Exactly retype the lines from the one containing "Convert this chart to Chart.js code." through the one containing "The picture is"; both ends count, pictures do not.
___ Records shown ___
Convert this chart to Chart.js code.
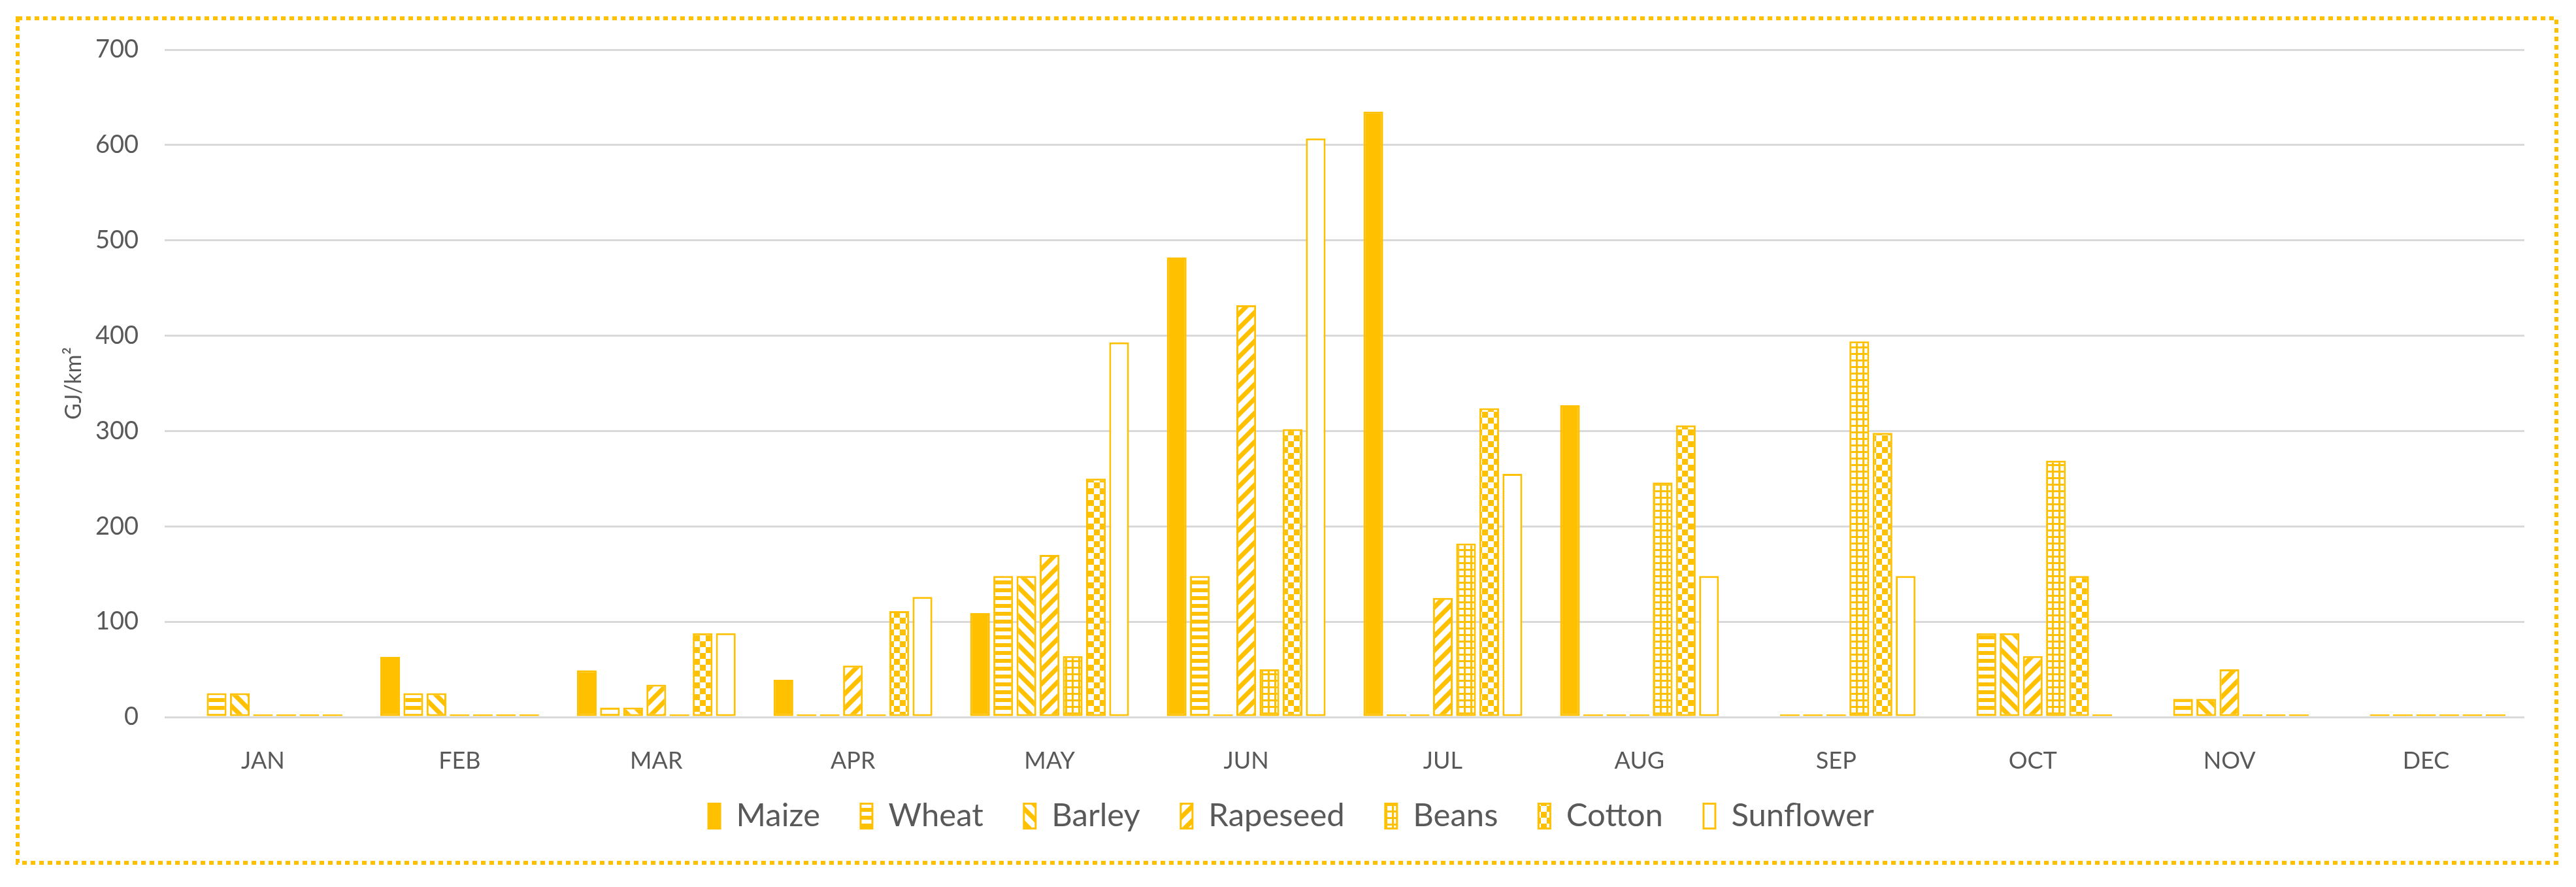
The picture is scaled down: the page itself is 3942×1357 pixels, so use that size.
___
___ Records shown ___
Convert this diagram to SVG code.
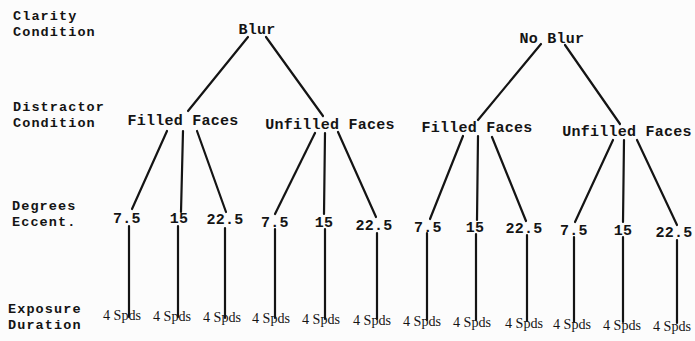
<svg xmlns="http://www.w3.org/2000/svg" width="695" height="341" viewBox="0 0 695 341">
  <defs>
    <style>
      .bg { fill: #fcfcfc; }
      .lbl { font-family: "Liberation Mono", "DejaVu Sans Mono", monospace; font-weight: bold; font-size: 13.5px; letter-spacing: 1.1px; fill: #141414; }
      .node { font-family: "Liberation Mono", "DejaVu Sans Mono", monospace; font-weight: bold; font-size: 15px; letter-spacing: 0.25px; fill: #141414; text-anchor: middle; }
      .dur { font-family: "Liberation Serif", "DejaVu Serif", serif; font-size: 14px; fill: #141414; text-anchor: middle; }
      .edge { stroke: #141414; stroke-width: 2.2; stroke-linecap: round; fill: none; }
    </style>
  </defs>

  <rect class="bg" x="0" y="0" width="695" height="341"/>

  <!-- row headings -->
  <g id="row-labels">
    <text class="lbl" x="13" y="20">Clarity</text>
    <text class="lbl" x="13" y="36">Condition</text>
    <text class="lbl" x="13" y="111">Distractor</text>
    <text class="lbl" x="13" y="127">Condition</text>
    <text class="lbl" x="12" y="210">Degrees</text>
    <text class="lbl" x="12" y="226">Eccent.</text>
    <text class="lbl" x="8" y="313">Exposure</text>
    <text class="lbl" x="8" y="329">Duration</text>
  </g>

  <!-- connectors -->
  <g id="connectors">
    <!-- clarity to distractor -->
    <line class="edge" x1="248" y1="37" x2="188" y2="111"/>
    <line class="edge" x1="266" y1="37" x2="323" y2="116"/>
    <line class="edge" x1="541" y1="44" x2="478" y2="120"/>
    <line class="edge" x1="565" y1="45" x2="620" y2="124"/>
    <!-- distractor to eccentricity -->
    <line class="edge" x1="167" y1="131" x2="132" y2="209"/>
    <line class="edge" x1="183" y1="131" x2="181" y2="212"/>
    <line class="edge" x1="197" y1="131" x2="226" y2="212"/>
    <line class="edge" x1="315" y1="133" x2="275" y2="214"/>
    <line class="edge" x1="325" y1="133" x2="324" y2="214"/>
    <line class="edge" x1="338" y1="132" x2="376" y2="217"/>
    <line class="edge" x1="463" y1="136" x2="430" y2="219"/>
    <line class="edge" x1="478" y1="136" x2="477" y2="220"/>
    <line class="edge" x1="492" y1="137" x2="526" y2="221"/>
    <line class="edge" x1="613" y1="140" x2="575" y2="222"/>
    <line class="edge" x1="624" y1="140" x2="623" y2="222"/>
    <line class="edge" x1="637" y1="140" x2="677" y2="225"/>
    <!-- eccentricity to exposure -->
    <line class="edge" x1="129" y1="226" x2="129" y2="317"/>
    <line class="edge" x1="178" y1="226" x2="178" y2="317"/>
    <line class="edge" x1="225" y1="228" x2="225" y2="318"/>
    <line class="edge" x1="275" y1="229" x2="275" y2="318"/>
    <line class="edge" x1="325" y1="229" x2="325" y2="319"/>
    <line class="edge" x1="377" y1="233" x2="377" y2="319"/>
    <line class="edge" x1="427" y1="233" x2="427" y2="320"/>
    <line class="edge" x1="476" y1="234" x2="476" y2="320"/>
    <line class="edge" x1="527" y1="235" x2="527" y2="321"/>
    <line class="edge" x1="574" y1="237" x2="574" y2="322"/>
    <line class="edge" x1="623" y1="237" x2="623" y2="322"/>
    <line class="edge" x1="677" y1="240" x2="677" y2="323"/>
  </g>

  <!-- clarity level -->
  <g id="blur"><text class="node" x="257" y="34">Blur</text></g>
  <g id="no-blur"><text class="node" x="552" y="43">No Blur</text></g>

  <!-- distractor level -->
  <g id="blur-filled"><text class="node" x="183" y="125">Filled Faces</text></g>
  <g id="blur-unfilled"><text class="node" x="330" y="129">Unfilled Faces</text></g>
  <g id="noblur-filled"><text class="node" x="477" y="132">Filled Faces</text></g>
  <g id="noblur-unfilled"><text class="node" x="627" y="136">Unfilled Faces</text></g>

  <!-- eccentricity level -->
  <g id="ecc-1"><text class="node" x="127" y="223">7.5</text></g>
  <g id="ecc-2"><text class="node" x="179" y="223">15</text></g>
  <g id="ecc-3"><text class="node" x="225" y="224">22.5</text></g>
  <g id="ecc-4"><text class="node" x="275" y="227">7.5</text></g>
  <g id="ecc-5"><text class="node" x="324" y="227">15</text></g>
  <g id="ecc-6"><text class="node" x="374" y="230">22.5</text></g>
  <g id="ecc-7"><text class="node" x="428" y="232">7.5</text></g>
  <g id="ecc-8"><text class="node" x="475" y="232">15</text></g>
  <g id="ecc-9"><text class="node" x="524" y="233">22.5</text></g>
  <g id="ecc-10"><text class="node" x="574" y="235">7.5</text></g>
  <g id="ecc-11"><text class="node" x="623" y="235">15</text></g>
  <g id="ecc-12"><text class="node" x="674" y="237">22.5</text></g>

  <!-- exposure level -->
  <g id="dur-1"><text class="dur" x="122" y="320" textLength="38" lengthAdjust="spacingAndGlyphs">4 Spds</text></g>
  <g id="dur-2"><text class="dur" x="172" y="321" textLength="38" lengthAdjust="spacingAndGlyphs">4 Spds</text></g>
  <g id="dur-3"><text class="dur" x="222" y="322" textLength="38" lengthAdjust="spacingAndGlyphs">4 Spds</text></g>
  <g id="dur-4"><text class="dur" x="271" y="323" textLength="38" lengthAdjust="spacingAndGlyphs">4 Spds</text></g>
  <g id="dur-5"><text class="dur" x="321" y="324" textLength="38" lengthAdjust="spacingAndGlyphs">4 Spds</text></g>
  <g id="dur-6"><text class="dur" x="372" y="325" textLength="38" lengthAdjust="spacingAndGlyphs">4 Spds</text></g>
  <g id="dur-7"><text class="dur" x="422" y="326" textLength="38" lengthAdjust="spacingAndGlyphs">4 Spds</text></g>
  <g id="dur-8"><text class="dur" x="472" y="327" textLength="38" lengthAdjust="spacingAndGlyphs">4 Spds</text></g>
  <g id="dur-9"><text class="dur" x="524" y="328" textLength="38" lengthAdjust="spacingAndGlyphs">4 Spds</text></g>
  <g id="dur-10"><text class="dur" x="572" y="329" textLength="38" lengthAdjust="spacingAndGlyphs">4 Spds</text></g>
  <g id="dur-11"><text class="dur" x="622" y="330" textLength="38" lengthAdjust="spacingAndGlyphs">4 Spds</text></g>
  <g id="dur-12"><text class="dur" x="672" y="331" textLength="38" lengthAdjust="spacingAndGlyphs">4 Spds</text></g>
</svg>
___
**Result below:**
Convert this chart to Chart.js code.
The picture is scaled down: the page itself is 3942×1357 pixels, so use that size.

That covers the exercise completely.